[SOURCE EXCERPT]
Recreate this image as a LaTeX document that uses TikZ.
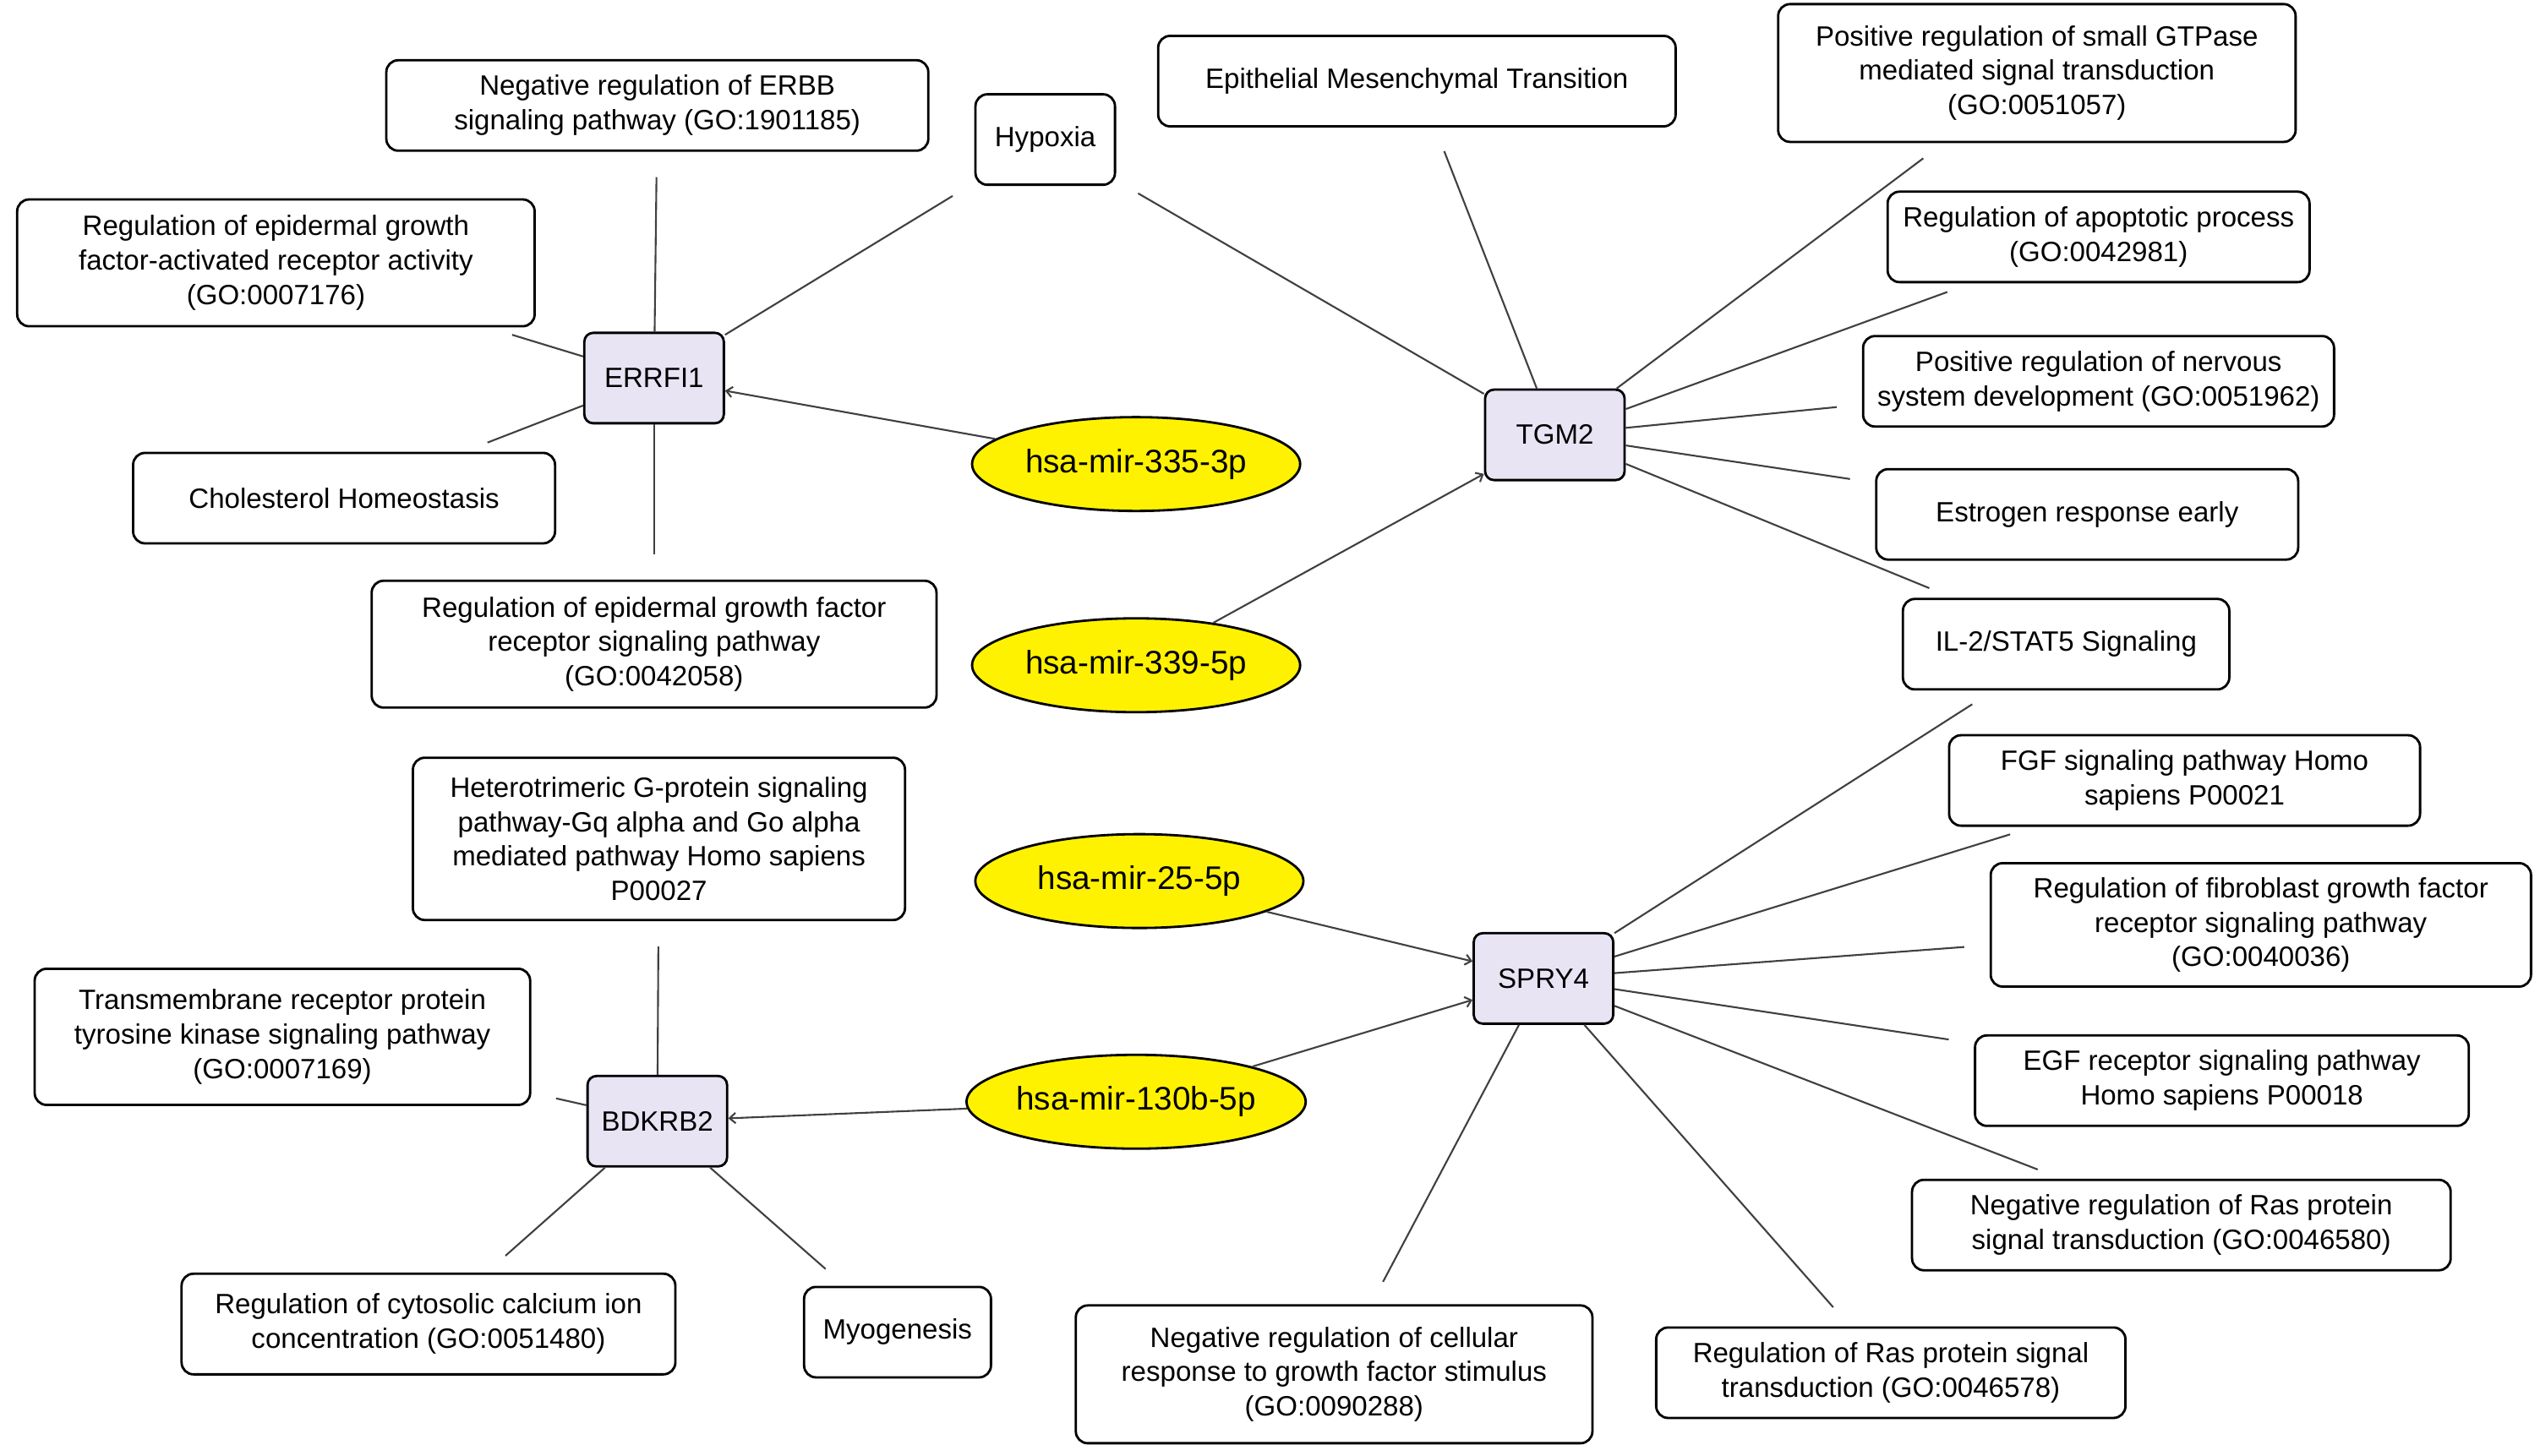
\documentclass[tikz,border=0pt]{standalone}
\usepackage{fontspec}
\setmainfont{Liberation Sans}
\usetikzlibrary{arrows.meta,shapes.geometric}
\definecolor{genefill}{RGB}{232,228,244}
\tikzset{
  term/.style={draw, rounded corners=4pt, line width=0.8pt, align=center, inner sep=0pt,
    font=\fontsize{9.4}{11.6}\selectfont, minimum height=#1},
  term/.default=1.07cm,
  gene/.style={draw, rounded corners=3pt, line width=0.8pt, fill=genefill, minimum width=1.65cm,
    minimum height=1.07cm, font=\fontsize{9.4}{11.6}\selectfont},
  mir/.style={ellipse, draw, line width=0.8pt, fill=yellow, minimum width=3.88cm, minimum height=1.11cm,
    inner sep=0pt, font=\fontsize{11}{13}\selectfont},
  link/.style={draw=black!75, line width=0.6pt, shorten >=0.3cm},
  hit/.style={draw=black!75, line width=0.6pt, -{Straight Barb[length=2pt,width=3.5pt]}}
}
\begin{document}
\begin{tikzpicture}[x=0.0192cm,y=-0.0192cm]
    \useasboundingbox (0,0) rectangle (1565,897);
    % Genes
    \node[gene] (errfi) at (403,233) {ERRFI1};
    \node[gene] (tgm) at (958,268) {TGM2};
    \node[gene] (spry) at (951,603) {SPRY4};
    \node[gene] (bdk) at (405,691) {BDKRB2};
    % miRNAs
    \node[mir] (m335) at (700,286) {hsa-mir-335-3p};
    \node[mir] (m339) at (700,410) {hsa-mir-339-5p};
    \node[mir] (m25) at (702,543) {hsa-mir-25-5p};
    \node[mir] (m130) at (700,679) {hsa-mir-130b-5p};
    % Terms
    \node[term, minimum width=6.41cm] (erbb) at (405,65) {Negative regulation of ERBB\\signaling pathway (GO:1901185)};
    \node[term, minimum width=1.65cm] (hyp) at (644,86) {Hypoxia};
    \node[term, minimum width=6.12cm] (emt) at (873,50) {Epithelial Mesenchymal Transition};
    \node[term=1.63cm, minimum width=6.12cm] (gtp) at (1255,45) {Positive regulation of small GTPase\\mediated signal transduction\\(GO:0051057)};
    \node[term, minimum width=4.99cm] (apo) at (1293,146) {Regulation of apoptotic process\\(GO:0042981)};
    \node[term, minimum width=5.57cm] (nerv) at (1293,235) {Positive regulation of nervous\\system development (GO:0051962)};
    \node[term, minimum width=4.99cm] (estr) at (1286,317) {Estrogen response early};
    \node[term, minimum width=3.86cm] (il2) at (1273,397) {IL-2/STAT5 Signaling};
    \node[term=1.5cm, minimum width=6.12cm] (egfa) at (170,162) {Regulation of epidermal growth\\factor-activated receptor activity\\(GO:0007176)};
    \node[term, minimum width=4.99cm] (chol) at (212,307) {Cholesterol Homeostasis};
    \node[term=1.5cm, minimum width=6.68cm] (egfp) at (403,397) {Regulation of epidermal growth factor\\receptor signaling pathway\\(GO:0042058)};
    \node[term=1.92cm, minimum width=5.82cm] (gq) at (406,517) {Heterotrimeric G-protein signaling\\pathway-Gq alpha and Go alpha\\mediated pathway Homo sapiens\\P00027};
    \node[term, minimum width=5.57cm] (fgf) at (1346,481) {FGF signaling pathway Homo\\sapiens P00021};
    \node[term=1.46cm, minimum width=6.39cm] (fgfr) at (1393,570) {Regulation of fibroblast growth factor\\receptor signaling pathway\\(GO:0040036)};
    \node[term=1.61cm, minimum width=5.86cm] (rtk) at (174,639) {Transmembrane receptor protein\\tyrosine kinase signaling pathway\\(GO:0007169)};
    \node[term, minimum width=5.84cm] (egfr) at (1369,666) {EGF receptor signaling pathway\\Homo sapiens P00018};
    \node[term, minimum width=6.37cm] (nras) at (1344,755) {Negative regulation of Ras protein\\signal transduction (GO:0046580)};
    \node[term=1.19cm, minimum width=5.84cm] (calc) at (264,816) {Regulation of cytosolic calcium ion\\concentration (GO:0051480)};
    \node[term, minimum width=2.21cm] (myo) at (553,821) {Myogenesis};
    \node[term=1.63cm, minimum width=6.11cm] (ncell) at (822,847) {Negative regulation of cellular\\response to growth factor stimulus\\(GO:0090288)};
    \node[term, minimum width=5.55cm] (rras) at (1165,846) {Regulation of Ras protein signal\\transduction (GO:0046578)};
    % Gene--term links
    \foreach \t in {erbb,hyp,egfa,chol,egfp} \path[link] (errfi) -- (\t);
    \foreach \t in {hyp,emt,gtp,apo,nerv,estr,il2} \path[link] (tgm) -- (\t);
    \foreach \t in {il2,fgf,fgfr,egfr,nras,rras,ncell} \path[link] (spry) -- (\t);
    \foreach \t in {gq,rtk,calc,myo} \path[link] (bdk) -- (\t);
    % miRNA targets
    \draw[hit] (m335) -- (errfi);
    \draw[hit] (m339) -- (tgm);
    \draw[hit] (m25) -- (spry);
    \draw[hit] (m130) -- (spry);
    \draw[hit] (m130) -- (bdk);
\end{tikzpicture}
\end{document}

[GIVEN INSTRUCTION] Each line above is to be copied verbatim. Drop any image from the copy.

[RESPONSE FOR THIS EXERCISE]
Recreate this image as a LaTeX document that uses TikZ.
\documentclass[tikz,border=0pt]{standalone}
\usepackage{fontspec}
\setmainfont{Liberation Sans}
\usetikzlibrary{arrows.meta,shapes.geometric}
\definecolor{genefill}{RGB}{232,228,244}
\tikzset{
  term/.style={draw, rounded corners=4pt, line width=0.8pt, align=center, inner sep=0pt,
    font=\fontsize{9.4}{11.6}\selectfont, minimum height=#1},
  term/.default=1.07cm,
  gene/.style={draw, rounded corners=3pt, line width=0.8pt, fill=genefill, minimum width=1.65cm,
    minimum height=1.07cm, font=\fontsize{9.4}{11.6}\selectfont},
  mir/.style={ellipse, draw, line width=0.8pt, fill=yellow, minimum width=3.88cm, minimum height=1.11cm,
    inner sep=0pt, font=\fontsize{11}{13}\selectfont},
  link/.style={draw=black!75, line width=0.6pt, shorten >=0.3cm},
  hit/.style={draw=black!75, line width=0.6pt, -{Straight Barb[length=2pt,width=3.5pt]}}
}
\begin{document}
\begin{tikzpicture}[x=0.0192cm,y=-0.0192cm]
    \useasboundingbox (0,0) rectangle (1565,897);
    % Genes
    \node[gene] (errfi) at (403,233) {ERRFI1};
    \node[gene] (tgm) at (958,268) {TGM2};
    \node[gene] (spry) at (951,603) {SPRY4};
    \node[gene] (bdk) at (405,691) {BDKRB2};
    % miRNAs
    \node[mir] (m335) at (700,286) {hsa-mir-335-3p};
    \node[mir] (m339) at (700,410) {hsa-mir-339-5p};
    \node[mir] (m25) at (702,543) {hsa-mir-25-5p};
    \node[mir] (m130) at (700,679) {hsa-mir-130b-5p};
    % Terms
    \node[term, minimum width=6.41cm] (erbb) at (405,65) {Negative regulation of ERBB\\signaling pathway (GO:1901185)};
    \node[term, minimum width=1.65cm] (hyp) at (644,86) {Hypoxia};
    \node[term, minimum width=6.12cm] (emt) at (873,50) {Epithelial Mesenchymal Transition};
    \node[term=1.63cm, minimum width=6.12cm] (gtp) at (1255,45) {Positive regulation of small GTPase\\mediated signal transduction\\(GO:0051057)};
    \node[term, minimum width=4.99cm] (apo) at (1293,146) {Regulation of apoptotic process\\(GO:0042981)};
    \node[term, minimum width=5.57cm] (nerv) at (1293,235) {Positive regulation of nervous\\system development (GO:0051962)};
    \node[term, minimum width=4.99cm] (estr) at (1286,317) {Estrogen response early};
    \node[term, minimum width=3.86cm] (il2) at (1273,397) {IL-2/STAT5 Signaling};
    \node[term=1.5cm, minimum width=6.12cm] (egfa) at (170,162) {Regulation of epidermal growth\\factor-activated receptor activity\\(GO:0007176)};
    \node[term, minimum width=4.99cm] (chol) at (212,307) {Cholesterol Homeostasis};
    \node[term=1.5cm, minimum width=6.68cm] (egfp) at (403,397) {Regulation of epidermal growth factor\\receptor signaling pathway\\(GO:0042058)};
    \node[term=1.92cm, minimum width=5.82cm] (gq) at (406,517) {Heterotrimeric G-protein signaling\\pathway-Gq alpha and Go alpha\\mediated pathway Homo sapiens\\P00027};
    \node[term, minimum width=5.57cm] (fgf) at (1346,481) {FGF signaling pathway Homo\\sapiens P00021};
    \node[term=1.46cm, minimum width=6.39cm] (fgfr) at (1393,570) {Regulation of fibroblast growth factor\\receptor signaling pathway\\(GO:0040036)};
    \node[term=1.61cm, minimum width=5.86cm] (rtk) at (174,639) {Transmembrane receptor protein\\tyrosine kinase signaling pathway\\(GO:0007169)};
    \node[term, minimum width=5.84cm] (egfr) at (1369,666) {EGF receptor signaling pathway\\Homo sapiens P00018};
    \node[term, minimum width=6.37cm] (nras) at (1344,755) {Negative regulation of Ras protein\\signal transduction (GO:0046580)};
    \node[term=1.19cm, minimum width=5.84cm] (calc) at (264,816) {Regulation of cytosolic calcium ion\\concentration (GO:0051480)};
    \node[term, minimum width=2.21cm] (myo) at (553,821) {Myogenesis};
    \node[term=1.63cm, minimum width=6.11cm] (ncell) at (822,847) {Negative regulation of cellular\\response to growth factor stimulus\\(GO:0090288)};
    \node[term, minimum width=5.55cm] (rras) at (1165,846) {Regulation of Ras protein signal\\transduction (GO:0046578)};
    % Gene--term links
    \foreach \t in {erbb,hyp,egfa,chol,egfp} \path[link] (errfi) -- (\t);
    \foreach \t in {hyp,emt,gtp,apo,nerv,estr,il2} \path[link] (tgm) -- (\t);
    \foreach \t in {il2,fgf,fgfr,egfr,nras,rras,ncell} \path[link] (spry) -- (\t);
    \foreach \t in {gq,rtk,calc,myo} \path[link] (bdk) -- (\t);
    % miRNA targets
    \draw[hit] (m335) -- (errfi);
    \draw[hit] (m339) -- (tgm);
    \draw[hit] (m25) -- (spry);
    \draw[hit] (m130) -- (spry);
    \draw[hit] (m130) -- (bdk);
\end{tikzpicture}
\end{document}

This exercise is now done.